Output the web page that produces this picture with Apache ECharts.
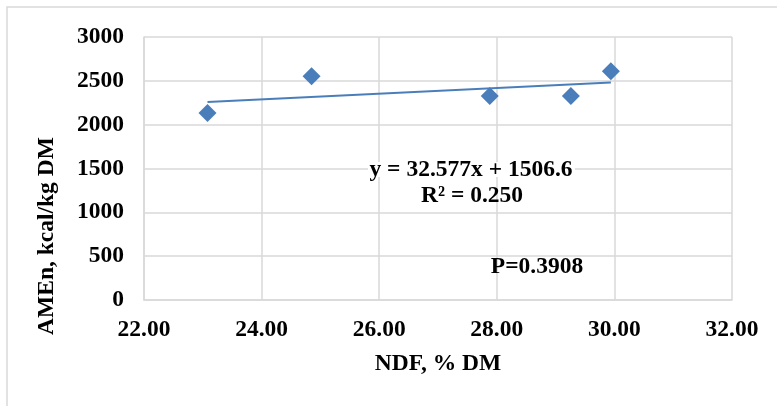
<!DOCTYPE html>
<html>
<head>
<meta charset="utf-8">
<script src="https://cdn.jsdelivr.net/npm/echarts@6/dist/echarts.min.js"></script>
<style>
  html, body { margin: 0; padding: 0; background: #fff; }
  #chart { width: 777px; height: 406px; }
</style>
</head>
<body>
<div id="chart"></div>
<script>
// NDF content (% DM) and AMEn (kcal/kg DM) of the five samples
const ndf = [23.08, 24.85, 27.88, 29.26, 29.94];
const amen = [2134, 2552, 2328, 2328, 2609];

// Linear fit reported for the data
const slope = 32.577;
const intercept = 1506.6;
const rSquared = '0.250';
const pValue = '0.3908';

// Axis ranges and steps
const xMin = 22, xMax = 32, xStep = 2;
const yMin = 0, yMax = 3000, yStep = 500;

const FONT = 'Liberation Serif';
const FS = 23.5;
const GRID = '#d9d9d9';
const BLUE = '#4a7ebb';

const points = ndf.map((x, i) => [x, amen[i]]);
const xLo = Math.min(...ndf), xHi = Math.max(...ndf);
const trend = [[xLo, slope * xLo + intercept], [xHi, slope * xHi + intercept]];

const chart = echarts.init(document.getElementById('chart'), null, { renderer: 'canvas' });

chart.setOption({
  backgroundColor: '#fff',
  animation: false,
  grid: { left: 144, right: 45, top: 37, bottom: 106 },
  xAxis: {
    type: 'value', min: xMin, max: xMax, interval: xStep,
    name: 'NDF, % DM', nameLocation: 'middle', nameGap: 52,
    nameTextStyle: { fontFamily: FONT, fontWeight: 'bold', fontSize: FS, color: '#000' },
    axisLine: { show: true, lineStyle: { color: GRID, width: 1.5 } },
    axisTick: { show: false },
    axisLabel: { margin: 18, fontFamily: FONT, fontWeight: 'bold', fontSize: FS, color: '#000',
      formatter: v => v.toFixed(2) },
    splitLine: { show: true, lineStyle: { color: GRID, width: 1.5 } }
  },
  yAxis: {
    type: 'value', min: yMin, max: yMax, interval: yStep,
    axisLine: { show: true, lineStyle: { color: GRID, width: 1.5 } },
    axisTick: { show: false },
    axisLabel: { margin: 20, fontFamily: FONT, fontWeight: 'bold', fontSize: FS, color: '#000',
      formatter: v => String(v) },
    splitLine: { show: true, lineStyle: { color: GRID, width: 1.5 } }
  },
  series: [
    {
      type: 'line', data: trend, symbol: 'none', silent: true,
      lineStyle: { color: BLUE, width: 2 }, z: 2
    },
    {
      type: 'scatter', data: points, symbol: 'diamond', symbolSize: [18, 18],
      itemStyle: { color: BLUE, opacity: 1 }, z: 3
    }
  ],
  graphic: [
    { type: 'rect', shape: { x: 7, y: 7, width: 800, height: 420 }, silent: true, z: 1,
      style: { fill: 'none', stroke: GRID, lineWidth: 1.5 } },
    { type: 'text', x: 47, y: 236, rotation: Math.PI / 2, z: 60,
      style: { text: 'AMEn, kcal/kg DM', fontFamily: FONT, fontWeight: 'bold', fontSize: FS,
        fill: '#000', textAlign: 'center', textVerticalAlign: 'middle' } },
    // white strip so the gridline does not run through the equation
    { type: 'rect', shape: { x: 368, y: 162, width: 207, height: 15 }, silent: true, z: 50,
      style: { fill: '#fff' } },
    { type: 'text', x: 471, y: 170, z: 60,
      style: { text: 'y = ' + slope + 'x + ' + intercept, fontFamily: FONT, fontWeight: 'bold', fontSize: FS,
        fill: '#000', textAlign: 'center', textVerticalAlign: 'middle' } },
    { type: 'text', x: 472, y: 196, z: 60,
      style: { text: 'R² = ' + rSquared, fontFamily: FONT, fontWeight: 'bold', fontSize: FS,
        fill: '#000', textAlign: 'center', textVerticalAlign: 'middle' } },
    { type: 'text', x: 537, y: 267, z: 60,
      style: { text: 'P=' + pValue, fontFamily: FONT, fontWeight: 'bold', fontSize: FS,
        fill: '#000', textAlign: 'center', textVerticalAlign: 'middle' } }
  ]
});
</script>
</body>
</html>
● ● ● ●
## What this task involves
Omit each picture, then return all of the listing exactly as it stands.

## Solution to the problem
Output the web page that produces this picture with Apache ECharts.
<!DOCTYPE html>
<html>
<head>
<meta charset="utf-8">
<script src="https://cdn.jsdelivr.net/npm/echarts@6/dist/echarts.min.js"></script>
<style>
  html, body { margin: 0; padding: 0; background: #fff; }
  #chart { width: 777px; height: 406px; }
</style>
</head>
<body>
<div id="chart"></div>
<script>
// NDF content (% DM) and AMEn (kcal/kg DM) of the five samples
const ndf = [23.08, 24.85, 27.88, 29.26, 29.94];
const amen = [2134, 2552, 2328, 2328, 2609];

// Linear fit reported for the data
const slope = 32.577;
const intercept = 1506.6;
const rSquared = '0.250';
const pValue = '0.3908';

// Axis ranges and steps
const xMin = 22, xMax = 32, xStep = 2;
const yMin = 0, yMax = 3000, yStep = 500;

const FONT = 'Liberation Serif';
const FS = 23.5;
const GRID = '#d9d9d9';
const BLUE = '#4a7ebb';

const points = ndf.map((x, i) => [x, amen[i]]);
const xLo = Math.min(...ndf), xHi = Math.max(...ndf);
const trend = [[xLo, slope * xLo + intercept], [xHi, slope * xHi + intercept]];

const chart = echarts.init(document.getElementById('chart'), null, { renderer: 'canvas' });

chart.setOption({
  backgroundColor: '#fff',
  animation: false,
  grid: { left: 144, right: 45, top: 37, bottom: 106 },
  xAxis: {
    type: 'value', min: xMin, max: xMax, interval: xStep,
    name: 'NDF, % DM', nameLocation: 'middle', nameGap: 52,
    nameTextStyle: { fontFamily: FONT, fontWeight: 'bold', fontSize: FS, color: '#000' },
    axisLine: { show: true, lineStyle: { color: GRID, width: 1.5 } },
    axisTick: { show: false },
    axisLabel: { margin: 18, fontFamily: FONT, fontWeight: 'bold', fontSize: FS, color: '#000',
      formatter: v => v.toFixed(2) },
    splitLine: { show: true, lineStyle: { color: GRID, width: 1.5 } }
  },
  yAxis: {
    type: 'value', min: yMin, max: yMax, interval: yStep,
    axisLine: { show: true, lineStyle: { color: GRID, width: 1.5 } },
    axisTick: { show: false },
    axisLabel: { margin: 20, fontFamily: FONT, fontWeight: 'bold', fontSize: FS, color: '#000',
      formatter: v => String(v) },
    splitLine: { show: true, lineStyle: { color: GRID, width: 1.5 } }
  },
  series: [
    {
      type: 'line', data: trend, symbol: 'none', silent: true,
      lineStyle: { color: BLUE, width: 2 }, z: 2
    },
    {
      type: 'scatter', data: points, symbol: 'diamond', symbolSize: [18, 18],
      itemStyle: { color: BLUE, opacity: 1 }, z: 3
    }
  ],
  graphic: [
    { type: 'rect', shape: { x: 7, y: 7, width: 800, height: 420 }, silent: true, z: 1,
      style: { fill: 'none', stroke: GRID, lineWidth: 1.5 } },
    { type: 'text', x: 47, y: 236, rotation: Math.PI / 2, z: 60,
      style: { text: 'AMEn, kcal/kg DM', fontFamily: FONT, fontWeight: 'bold', fontSize: FS,
        fill: '#000', textAlign: 'center', textVerticalAlign: 'middle' } },
    // white strip so the gridline does not run through the equation
    { type: 'rect', shape: { x: 368, y: 162, width: 207, height: 15 }, silent: true, z: 50,
      style: { fill: '#fff' } },
    { type: 'text', x: 471, y: 170, z: 60,
      style: { text: 'y = ' + slope + 'x + ' + intercept, fontFamily: FONT, fontWeight: 'bold', fontSize: FS,
        fill: '#000', textAlign: 'center', textVerticalAlign: 'middle' } },
    { type: 'text', x: 472, y: 196, z: 60,
      style: { text: 'R² = ' + rSquared, fontFamily: FONT, fontWeight: 'bold', fontSize: FS,
        fill: '#000', textAlign: 'center', textVerticalAlign: 'middle' } },
    { type: 'text', x: 537, y: 267, z: 60,
      style: { text: 'P=' + pValue, fontFamily: FONT, fontWeight: 'bold', fontSize: FS,
        fill: '#000', textAlign: 'center', textVerticalAlign: 'middle' } }
  ]
});
</script>
</body>
</html>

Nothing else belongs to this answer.